Information shown:
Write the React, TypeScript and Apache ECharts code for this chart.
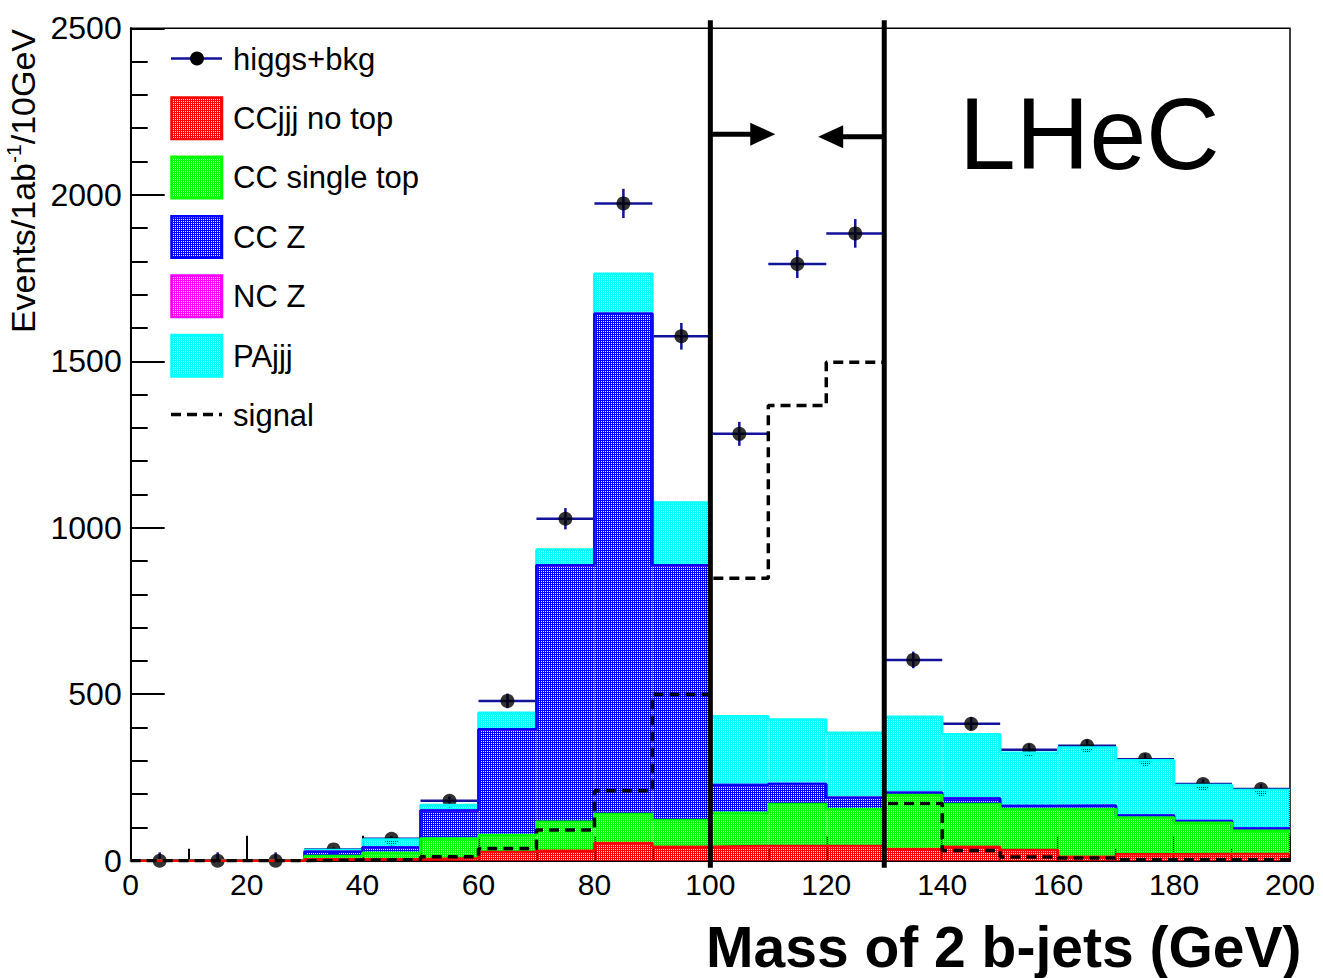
import React, { useEffect, useRef } from "react";
import * as echarts from "echarts";

// Histogram binning: 20 bins of 10 GeV in the di-b-jet mass
const binEdges = [0, 10, 20, 30, 40, 50, 60, 70, 80, 90, 100, 110, 120, 130, 140, 150, 160, 170, 180, 190, 200];
const binCenters = [5, 15, 25, 35, 45, 55, 65, 75, 85, 95, 105, 115, 125, 135, 145, 155, 165, 175, 185, 195];

// Background components (events per bin), stacked bottom to top
const ccjjjNoTop = [0, 0, 0, 4, 5, 7, 26, 30, 53, 42, 44, 44, 44, 35, 42, 32, 12, 19, 20, 20];
const ccSingleTop = [0, 0, 0, 10, 19, 60, 51, 87, 87, 80, 100, 126, 111, 162, 128, 123, 143, 111, 94, 70];
const ccZ = [0, 0, 0, 13, 16, 84, 318, 770, 1503, 765, 83, 60, 34, 7, 17, 9, 10, 6, 5, 7];
const ncZ = [0, 0, 0, 0, 0, 0, 0, 0, 0, 0, 0, 0, 0, 0, 0, 0, 0, 0, 0, 0];
const paJjj = [0, 0, 0, 5, 24, 16, 49, 48, 120, 189, 207, 194, 195, 228, 193, 160, 175, 166, 108, 115];

// Higgs signal alone
const signal = [0, 0, 0, 2, 3, 12, 37, 92, 210, 499, 848, 1367, 1497, 172, 31, 11, 8, 3, 3, 3];

// Pseudo-data: higgs + background, with statistical errors
const higgsBkg = [0, 0, 0, 34, 66, 180, 480, 1027, 1974, 1575, 1282, 1792, 1884, 603, 411, 333, 345, 305, 230, 215];
const higgsBkgErr = [25, 25, 25, 6, 8, 13, 22, 32, 44, 40, 36, 42, 43, 25, 20, 18, 19, 17, 15, 15];

// Mass window cut (GeV) and the arrows pointing into it: [edge, arrow tip, arrow height]
const cutArrows = [
  [100, 111.2, 2182],
  [130, 118.6, 2174],
];

const FONT = "'Liberation Sans', Arial, Helvetica, sans-serif";
const NAVY = "#12129a";

const components = [
  { name: "CCjjj no top", values: ccjjjNoTop, color: "#ff0000" },
  { name: "CC single top", values: ccSingleTop, color: "#00ff00" },
  { name: "CC Z", values: ccZ, color: "#0000ff" },
  { name: "NC Z", values: ncZ, color: "#ff00ff" },
  { name: "PAjjj", values: paJjj, color: "#00ffff" },
];

// ROOT-like hatched fill: a tiny tile with one transparent pixel
function makePattern(color: string) {
  const c = document.createElement("canvas");
  c.width = 2;
  c.height = 2;
  const ctx = c.getContext("2d")!;
  ctx.fillStyle = color;
  ctx.fillRect(0, 0, 2, 1);
  ctx.fillRect(0, 1, 1, 1);
  return { image: c.toDataURL(), repeat: "repeat", imageWidth: 2, imageHeight: 2 } as any;
}

function stepPoints(values: number[]) {
  const pts = values.map((v, i) => [binEdges[i], v]);
  pts.push([binEdges[binEdges.length - 1], values[values.length - 1]]);
  return pts;
}

export default function App() {
  const ref = useRef<HTMLDivElement>(null);

  useEffect(() => {
    if (!ref.current) return;
    const chart = echarts.init(ref.current, null, { renderer: "svg" });

    const patterns = components.map((c) => makePattern(c.color));

    // cumulative tops of the stack
    const cumulative: number[][] = [];
    components.forEach((c, k) => {
      cumulative.push(c.values.map((v, i) => v + (k > 0 ? cumulative[k - 1][i] : 0)));
    });

    const bandRows: number[][] = [];
    components.forEach((c, k) => {
      c.values.forEach((v, i) => {
        if (v <= 0) return;
        const lo = k > 0 ? cumulative[k - 1][i] : 0;
        bandRows.push([binEdges[i], binEdges[i + 1], lo, lo + v, k]);
      });
    });

    const outlineSeries = components
      .map((c, k) => ({
        type: "line",
        name: c.name + " outline",
        data: stepPoints(cumulative[k]),
        step: "end",
        symbol: "none",
        z: 3,
        lineStyle: { color: c.color, width: 2.5 },
        itemStyle: { color: c.color },
      }))
      .reverse();

    const legendRows = [
      { label: "higgs+bkg", kind: "data" },
      ...components.map((c, k) => ({ label: c.name, kind: "box", k })),
      { label: "signal", kind: "dash" },
    ];

    const legendGraphics: any[] = [];
    legendRows.forEach((row: any, r) => {
      const cy = 59 + r * 59.4;
      legendGraphics.push({
        type: "text",
        x: 233,
        y: cy,
        z: 20,
        style: { text: row.label, fontSize: 31, fontFamily: FONT, fill: "#000", verticalAlign: "middle", align: "left" },
      });
      if (row.kind === "data") {
        legendGraphics.push({
          type: "line",
          z: 20,
          shape: { x1: 171, y1: cy - 0.5, x2: 222, y2: cy - 0.5 },
          style: { stroke: NAVY, lineWidth: 2.5 },
        });
        legendGraphics.push({ type: "circle", z: 21, shape: { cx: 197, cy: cy - 0.5, r: 7 }, style: { fill: "#000" } });
      } else if (row.kind === "box") {
        legendGraphics.push({
          type: "rect",
          z: 20,
          shape: { x: 171.5, y: cy - 21, width: 50.5, height: 41.5 },
          style: { fill: patterns[row.k], stroke: components[row.k].color, lineWidth: 2.5 },
        });
      } else {
        legendGraphics.push({
          type: "line",
          z: 20,
          shape: { x1: 171, y1: cy - 1, x2: 222, y2: cy - 1 },
          style: { stroke: "#000", lineWidth: 3.5, lineDash: [10, 6] },
        });
      }
    });

    const option: any = {
      animation: false,
      backgroundColor: "#fff",
      textStyle: { fontFamily: FONT },
      grid: {
        left: 130.7,
        right: 33,
        top: 28.3,
        bottom: 117.3,
        show: true,
        borderColor: "#000",
        borderWidth: 1.5,
      },
      xAxis: {
        type: "value",
        min: 0,
        max: 200,
        interval: 20,
        axisLine: { show: true, onZero: false, lineStyle: { color: "#000", width: 2 } },
        axisTick: { show: true, inside: true, length: 25, lineStyle: { color: "#000", width: 2 } },
        minorTick: { show: true, splitNumber: 2, length: 12, lineStyle: { color: "#000", width: 2 } },
        splitLine: { show: false },
        axisLabel: { color: "#000", fontSize: 30, fontFamily: FONT, margin: 9, formatter: (v: number) => String(v) },
      },
      yAxis: {
        type: "value",
        min: 0,
        max: 2500,
        interval: 500,
        axisLine: { show: true, lineStyle: { color: "#000", width: 2 } },
        axisTick: { show: true, inside: true, length: 34, lineStyle: { color: "#000", width: 2 } },
        minorTick: { show: true, splitNumber: 5, length: 17, lineStyle: { color: "#000", width: 2 } },
        splitLine: { show: false },
        axisLabel: { color: "#000", fontSize: 32, fontFamily: FONT, margin: 9, formatter: (v: number) => String(v) },
      },
      graphic: [
        {
          type: "text",
          x: 23,
          y: 29,
          rotation: Math.PI / 2,
          z: 20,
          style: {
            text: "{a|Events/1ab}{s|-1}{a|/10GeV}",
            rich: {
              a: { fontSize: 34, fontFamily: FONT, fill: "#000", lineHeight: 40 },
              s: { fontSize: 21, fontFamily: FONT, fill: "#000", lineHeight: 20, verticalAlign: "top" },
            },
            align: "right",
            verticalAlign: "middle",
          },
        },
        {
          type: "text",
          x: 706,
          y: 947,
          z: 20,
          style: {
            text: "Mass of 2 b-jets (GeV)",
            fontSize: 57,
            fontWeight: "bold",
            fontFamily: FONT,
            fill: "#000",
            verticalAlign: "middle",
            align: "left",
          },
        },
        {
          type: "text",
          x: 959,
          y: 134,
          z: 20,
          style: {
            text: "LHeC",
            fontSize: 102,
            fontFamily: FONT,
            fill: "#000",
            verticalAlign: "middle",
            align: "left",
          },
        },
        ...legendGraphics,
      ],
      series: [
        {
          type: "custom",
          name: "higgs+bkg errors",
          z: 1,
          clip: false,
          data: binCenters.map((c, i) => [c, higgsBkg[i], higgsBkgErr[i], binEdges[i], binEdges[i + 1]]),
          encode: { x: 0, y: 1 },
          renderItem: (_p: any, api: any) => {
            const c = api.value(0);
            const v = api.value(1);
            const e = api.value(2);
            const l = api.coord([api.value(3), v]);
            const r = api.coord([api.value(4), v]);
            const t = api.coord([c, v + e]);
            const b = api.coord([c, Math.max(0, v - e)]);
            return {
              type: "group",
              children: [
                { type: "line", shape: { x1: l[0], y1: l[1], x2: r[0], y2: r[1] }, style: { stroke: NAVY, lineWidth: 2.5 } },
                { type: "line", shape: { x1: t[0], y1: t[1], x2: b[0], y2: b[1] }, style: { stroke: NAVY, lineWidth: 2.5 } },
              ],
            };
          },
        },
        {
          type: "scatter",
          name: "higgs+bkg",
          z: 1,
          clip: false,
          symbol: "circle",
          symbolSize: 14,
          itemStyle: { color: "#000" },
          data: binCenters.map((c, i) => [c, higgsBkg[i]]),
        },
        {
          type: "custom",
          name: "stack fills",
          z: 2,
          data: bandRows,
          encode: { x: [0, 1], y: [2, 3] },
          renderItem: (_p: any, api: any) => {
            const p0 = api.coord([api.value(0), api.value(3)]);
            const p1 = api.coord([api.value(1), api.value(2)]);
            const k = api.value(4);
            return {
              type: "rect",
              shape: { x: p0[0], y: p0[1], width: p1[0] - p0[0], height: p1[1] - p0[1] },
              style: { fill: patterns[k] },
            };
          },
        },
        ...outlineSeries,
        {
          type: "line",
          name: "signal",
          data: stepPoints(signal),
          step: "end",
          symbol: "none",
          z: 4,
          lineStyle: { color: "#000", width: 3.5, type: [10, 6] },
        },
        {
          type: "custom",
          name: "mass window",
          z: 5,
          clip: false,
          data: cutArrows,
          encode: { x: [0, 1], y: 2 },
          renderItem: (_p: any, api: any) => {
            const x = api.value(0);
            const tip = api.value(1);
            const ay = api.value(2);
            const top = api.coord([x, 2500]);
            const bot = api.coord([x, 0]);
            const a0 = api.coord([x, ay]);
            const a1 = api.coord([tip, ay]);
            const dir = a1[0] > a0[0] ? 1 : -1;
            const headLen = 25;
            const headHalf = 11.5;
            const base = a1[0] - dir * headLen;
            return {
              type: "group",
              children: [
                { type: "line", shape: { x1: top[0], y1: top[1] - 8, x2: bot[0], y2: bot[1] + 7 }, style: { stroke: "#000", lineWidth: 5 } },
                { type: "line", shape: { x1: a0[0], y1: a0[1], x2: base + dir * 2, y2: a1[1] }, style: { stroke: "#000", lineWidth: 5 } },
                {
                  type: "polygon",
                  shape: { points: [[a1[0], a1[1]], [base, a1[1] - headHalf], [base, a1[1] + headHalf]] },
                  style: { fill: "#000" },
                },
              ],
            };
          },
        },
      ],
    };

    chart.setOption(option);
    return () => chart.dispose();
  }, []);

  return (
    <div
      ref={ref}
      style={{ position: "fixed", left: 0, top: 0, width: 1323, height: 978, background: "#fff" }}
    />
  );
}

Your instructions:
Leave out the pictures and repeat the lines from the start of the material through the line with "175, 185, 195];", inclusive.

Exercise output:
Write the React, TypeScript and Apache ECharts code for this chart.
import React, { useEffect, useRef } from "react";
import * as echarts from "echarts";

// Histogram binning: 20 bins of 10 GeV in the di-b-jet mass
const binEdges = [0, 10, 20, 30, 40, 50, 60, 70, 80, 90, 100, 110, 120, 130, 140, 150, 160, 170, 180, 190, 200];
const binCenters = [5, 15, 25, 35, 45, 55, 65, 75, 85, 95, 105, 115, 125, 135, 145, 155, 165, 175, 185, 195];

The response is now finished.